Seeking Six Sigma
Dereliction blog is extending its scope to “deviance,” or more specifically, to “deviation.” It is the difference between rhetoric and objectivity. You say you didn't know homelessness is a matter of style? I am admitting it's not only art. Looking unflinchingly at the homeless's sorry state inevitably leads (back) to statistics -the logical starting point.
We always were operating under assumptions about numbers, just, that is, without actual numbers. We didn't have any primary data -and still don't; We can, however, establish thresholds. Re-read my blog of August 13, 2022, under the title “The Dweller on the Threshold.” It was a struggle, at first, to establish a metaphorical dialog with homelessness. Now, progressively, we intend not to concentrate on homelessness as a comment of the Human Condition (only), but define what, and who, a homeless person is.
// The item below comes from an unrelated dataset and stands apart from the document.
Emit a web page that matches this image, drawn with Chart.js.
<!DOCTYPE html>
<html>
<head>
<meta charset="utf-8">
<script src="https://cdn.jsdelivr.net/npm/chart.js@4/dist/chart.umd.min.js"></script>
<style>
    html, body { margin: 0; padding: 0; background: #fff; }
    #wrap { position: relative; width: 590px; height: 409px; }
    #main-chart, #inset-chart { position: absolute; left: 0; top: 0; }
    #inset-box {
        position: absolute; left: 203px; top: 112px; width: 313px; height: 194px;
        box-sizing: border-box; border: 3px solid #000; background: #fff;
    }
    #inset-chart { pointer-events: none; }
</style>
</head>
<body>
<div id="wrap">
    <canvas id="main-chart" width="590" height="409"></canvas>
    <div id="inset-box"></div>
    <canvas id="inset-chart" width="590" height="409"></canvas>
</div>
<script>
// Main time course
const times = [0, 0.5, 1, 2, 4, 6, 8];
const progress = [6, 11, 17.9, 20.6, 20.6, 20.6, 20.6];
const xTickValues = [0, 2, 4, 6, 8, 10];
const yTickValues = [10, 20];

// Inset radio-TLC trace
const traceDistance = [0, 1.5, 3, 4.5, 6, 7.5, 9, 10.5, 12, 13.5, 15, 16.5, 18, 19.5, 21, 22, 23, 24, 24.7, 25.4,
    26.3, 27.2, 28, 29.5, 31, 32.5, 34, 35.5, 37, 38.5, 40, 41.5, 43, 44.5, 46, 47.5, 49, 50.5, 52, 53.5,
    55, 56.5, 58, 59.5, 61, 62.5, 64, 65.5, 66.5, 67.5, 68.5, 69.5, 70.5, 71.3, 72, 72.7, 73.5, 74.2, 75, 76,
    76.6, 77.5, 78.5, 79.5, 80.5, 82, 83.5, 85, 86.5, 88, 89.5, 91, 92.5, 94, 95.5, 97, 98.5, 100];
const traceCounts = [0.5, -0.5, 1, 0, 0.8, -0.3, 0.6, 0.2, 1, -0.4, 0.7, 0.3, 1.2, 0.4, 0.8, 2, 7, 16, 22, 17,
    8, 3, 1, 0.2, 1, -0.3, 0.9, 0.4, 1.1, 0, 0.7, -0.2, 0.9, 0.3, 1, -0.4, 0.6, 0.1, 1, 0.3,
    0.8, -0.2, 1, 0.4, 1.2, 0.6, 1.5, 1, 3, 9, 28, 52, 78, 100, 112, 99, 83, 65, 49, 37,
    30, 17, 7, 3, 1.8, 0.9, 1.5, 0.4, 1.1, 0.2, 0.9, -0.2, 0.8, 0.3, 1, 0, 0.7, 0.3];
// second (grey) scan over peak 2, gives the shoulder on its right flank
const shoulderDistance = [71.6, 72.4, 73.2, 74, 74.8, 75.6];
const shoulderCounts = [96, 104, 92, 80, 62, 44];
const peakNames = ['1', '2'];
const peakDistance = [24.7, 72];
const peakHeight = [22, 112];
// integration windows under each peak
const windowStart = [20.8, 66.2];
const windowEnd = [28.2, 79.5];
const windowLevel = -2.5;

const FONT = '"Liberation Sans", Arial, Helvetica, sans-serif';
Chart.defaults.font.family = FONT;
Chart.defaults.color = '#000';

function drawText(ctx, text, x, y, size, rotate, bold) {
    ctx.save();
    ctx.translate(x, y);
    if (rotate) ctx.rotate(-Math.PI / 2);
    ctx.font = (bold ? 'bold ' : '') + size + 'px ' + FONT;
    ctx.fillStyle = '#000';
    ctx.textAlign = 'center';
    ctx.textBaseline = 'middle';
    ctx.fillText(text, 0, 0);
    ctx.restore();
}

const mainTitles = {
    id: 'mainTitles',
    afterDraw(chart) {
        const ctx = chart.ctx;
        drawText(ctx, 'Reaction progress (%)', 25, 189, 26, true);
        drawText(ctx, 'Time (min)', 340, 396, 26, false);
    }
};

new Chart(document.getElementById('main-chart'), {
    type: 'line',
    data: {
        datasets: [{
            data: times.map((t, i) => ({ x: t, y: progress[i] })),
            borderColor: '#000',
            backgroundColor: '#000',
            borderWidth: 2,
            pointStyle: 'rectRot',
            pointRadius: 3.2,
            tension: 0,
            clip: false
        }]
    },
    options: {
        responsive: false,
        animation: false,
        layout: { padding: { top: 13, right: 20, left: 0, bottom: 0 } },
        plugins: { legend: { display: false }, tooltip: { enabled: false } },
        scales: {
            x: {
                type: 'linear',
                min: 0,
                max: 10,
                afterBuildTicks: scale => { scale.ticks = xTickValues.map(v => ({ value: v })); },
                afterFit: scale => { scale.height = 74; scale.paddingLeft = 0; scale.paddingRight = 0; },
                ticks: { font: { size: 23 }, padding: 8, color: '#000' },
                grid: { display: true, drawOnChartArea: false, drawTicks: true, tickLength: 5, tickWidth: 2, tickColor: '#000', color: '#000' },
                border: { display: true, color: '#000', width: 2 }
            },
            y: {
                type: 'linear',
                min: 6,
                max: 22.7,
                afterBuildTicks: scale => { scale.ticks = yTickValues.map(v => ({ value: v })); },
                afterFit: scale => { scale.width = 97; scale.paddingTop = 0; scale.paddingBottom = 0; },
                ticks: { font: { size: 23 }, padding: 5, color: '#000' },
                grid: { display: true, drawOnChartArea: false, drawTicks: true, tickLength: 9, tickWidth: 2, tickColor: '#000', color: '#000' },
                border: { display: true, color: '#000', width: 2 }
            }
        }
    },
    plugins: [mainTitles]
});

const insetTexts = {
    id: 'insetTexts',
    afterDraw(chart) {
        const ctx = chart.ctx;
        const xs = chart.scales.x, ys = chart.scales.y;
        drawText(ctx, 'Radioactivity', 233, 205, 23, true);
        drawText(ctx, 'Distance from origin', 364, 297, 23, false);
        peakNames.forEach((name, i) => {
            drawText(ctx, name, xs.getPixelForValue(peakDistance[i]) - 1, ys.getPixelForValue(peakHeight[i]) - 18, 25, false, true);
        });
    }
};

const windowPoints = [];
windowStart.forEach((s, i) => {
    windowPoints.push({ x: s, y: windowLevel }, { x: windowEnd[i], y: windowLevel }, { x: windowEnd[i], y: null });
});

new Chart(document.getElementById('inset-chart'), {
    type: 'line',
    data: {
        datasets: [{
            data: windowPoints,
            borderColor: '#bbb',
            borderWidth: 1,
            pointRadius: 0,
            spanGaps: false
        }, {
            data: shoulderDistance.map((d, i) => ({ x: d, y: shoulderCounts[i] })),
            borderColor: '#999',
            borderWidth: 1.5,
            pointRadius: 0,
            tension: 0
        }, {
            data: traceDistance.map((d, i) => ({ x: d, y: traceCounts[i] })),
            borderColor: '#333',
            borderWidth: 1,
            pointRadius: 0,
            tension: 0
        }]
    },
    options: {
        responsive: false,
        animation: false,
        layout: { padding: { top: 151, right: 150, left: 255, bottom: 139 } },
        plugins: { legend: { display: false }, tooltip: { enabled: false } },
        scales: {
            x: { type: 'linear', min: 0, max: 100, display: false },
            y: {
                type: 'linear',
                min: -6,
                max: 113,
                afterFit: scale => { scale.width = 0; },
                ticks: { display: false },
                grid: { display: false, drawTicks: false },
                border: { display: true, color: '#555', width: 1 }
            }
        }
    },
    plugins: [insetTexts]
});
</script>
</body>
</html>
I can't give that comprehensive definition, yet. It is a work-in-progress. I think of homeless people as rogue individuals. I view them as having departed the herd, similar to, for example, rogue elephants which refuse to stay with the herd. For whatever motive they have crossed the tacit boundary of the herd's domain. Empirically, while the behavior of these animals is not deviant behavior in itself, it is at a remove from the mean, a deviation from the typical behavior of the cohort, or herd.
The complement of the rogue individual is the up-standing, socially-cooperative mass of the herd (or “cohort”). It is a data set of units of standard deviation. If the mean cohort is the set of standard deviation, the “rogue” individual is the unit of normal deviation.
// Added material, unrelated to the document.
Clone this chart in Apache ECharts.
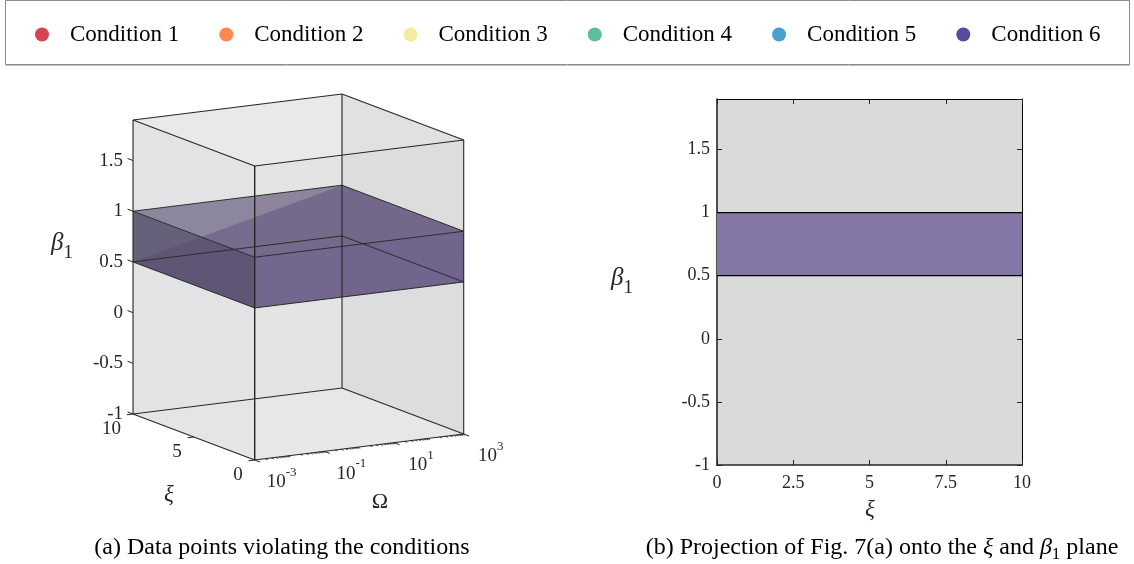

A normal deviation is a certain unit of data or (for my purpose), an individual. A tennis player's world ranking is, for example, one such normative deviation from the mean. The curve is asymptotic, with one player rated the best, or the “champion,” at the extreme margin of the set of all data, all-inclusive.
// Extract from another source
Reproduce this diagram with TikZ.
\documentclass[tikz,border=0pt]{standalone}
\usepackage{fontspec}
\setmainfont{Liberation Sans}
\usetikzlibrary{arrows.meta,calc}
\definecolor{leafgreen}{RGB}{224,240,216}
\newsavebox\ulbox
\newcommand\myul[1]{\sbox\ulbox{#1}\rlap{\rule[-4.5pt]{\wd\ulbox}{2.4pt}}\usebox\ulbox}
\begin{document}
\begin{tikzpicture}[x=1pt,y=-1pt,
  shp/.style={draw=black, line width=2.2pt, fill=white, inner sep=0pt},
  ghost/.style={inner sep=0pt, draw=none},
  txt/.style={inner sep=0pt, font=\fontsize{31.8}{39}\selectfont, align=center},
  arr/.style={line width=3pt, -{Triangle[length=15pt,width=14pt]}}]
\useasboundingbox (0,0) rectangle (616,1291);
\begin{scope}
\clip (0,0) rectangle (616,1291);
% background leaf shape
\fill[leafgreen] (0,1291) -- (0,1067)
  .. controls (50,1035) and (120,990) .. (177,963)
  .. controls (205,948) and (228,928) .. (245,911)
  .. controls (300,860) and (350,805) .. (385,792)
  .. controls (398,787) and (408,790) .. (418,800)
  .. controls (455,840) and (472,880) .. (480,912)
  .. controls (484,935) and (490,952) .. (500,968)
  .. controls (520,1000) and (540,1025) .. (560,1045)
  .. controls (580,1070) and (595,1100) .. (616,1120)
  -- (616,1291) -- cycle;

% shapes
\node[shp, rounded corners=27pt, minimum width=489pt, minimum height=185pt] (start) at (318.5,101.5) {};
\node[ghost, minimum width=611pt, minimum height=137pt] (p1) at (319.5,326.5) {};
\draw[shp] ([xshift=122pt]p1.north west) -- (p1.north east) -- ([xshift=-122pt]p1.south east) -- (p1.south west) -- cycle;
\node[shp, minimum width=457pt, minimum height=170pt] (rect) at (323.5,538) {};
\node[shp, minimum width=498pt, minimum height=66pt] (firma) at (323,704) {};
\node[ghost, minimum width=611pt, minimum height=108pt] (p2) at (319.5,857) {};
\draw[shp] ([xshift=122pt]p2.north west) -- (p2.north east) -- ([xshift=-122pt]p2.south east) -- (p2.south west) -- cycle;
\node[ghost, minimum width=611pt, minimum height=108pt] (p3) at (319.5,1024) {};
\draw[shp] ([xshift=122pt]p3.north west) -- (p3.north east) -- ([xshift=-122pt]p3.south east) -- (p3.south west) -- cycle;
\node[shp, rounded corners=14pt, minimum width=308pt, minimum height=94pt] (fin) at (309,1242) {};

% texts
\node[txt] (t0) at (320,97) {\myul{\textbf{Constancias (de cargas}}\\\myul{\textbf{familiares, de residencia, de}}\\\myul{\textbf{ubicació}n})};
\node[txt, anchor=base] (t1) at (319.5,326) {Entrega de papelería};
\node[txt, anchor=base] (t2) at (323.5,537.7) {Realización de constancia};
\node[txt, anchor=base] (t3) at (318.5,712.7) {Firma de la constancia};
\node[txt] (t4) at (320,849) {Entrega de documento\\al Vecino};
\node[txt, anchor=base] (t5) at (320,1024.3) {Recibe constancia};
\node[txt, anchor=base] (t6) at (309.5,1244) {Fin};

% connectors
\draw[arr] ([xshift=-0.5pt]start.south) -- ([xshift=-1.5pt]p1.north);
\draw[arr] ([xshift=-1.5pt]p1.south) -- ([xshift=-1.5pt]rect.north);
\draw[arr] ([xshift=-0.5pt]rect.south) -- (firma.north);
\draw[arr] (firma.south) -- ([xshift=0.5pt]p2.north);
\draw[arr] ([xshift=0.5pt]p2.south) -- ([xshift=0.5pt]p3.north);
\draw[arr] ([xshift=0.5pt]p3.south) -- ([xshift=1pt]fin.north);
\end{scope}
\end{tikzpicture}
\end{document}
Obviously, no player has ever won every game (to continue the tennis example), and may be succeeded, in turn, by even better players. Note that the "best" is defined as but better than current players. The all-time best may be better even than all previous bests, or champions. More wins than losses until a theoretical non plus ultra who never lost a match -or lost least.
Philosophically, stand-outs in any field are a problem. Although the champion may be the best, he is vastly outnumbered by the rest. Winning becomes an embarrassment. A concrete instance of this is the effect of the straight-A student on the grade curve and, as a consequence, on the academic status of the student class. One makes the rest of us look bad.
Therefore, “stand-out” has negative connotations for overall performance. Even alluding to the matter metaphorically feels Taboo, similar to the tacit agreement not to discuss income in casual conversation. It is an understanding. It can, in principle, rule the highest level of policy -local, national, and foreign. I tread cautiously on the political grounds of Democracy.
The "best" of any competitive order is a target for the envious. The "best" is viewed by the losers as the real deviant. The strategy of the devious is to surpass the exception, the just deviation-from-the-mean, by devious means. It is a mad gambit, the last resort of the madman. And, after all, even if the champion is eradicated, the assassin does not legitimately take his place. Realistically, should he do so (witness the Roman emperors of “the decadence”), he is eliminated in turn by the same devious means.
The homeless are the assassins of the human spirit. They refuse to play by the rules and, not incidentally, weigh upon the conscience of the standard cohort. How, I might ask (rhetorically) can a conscientious person enjoy the comforts of respectable living, while another human being suffers the indignities of homelessness? If that doesn't cause you to feel a pang of guilt, then I can only conclude there must be something wrong with you.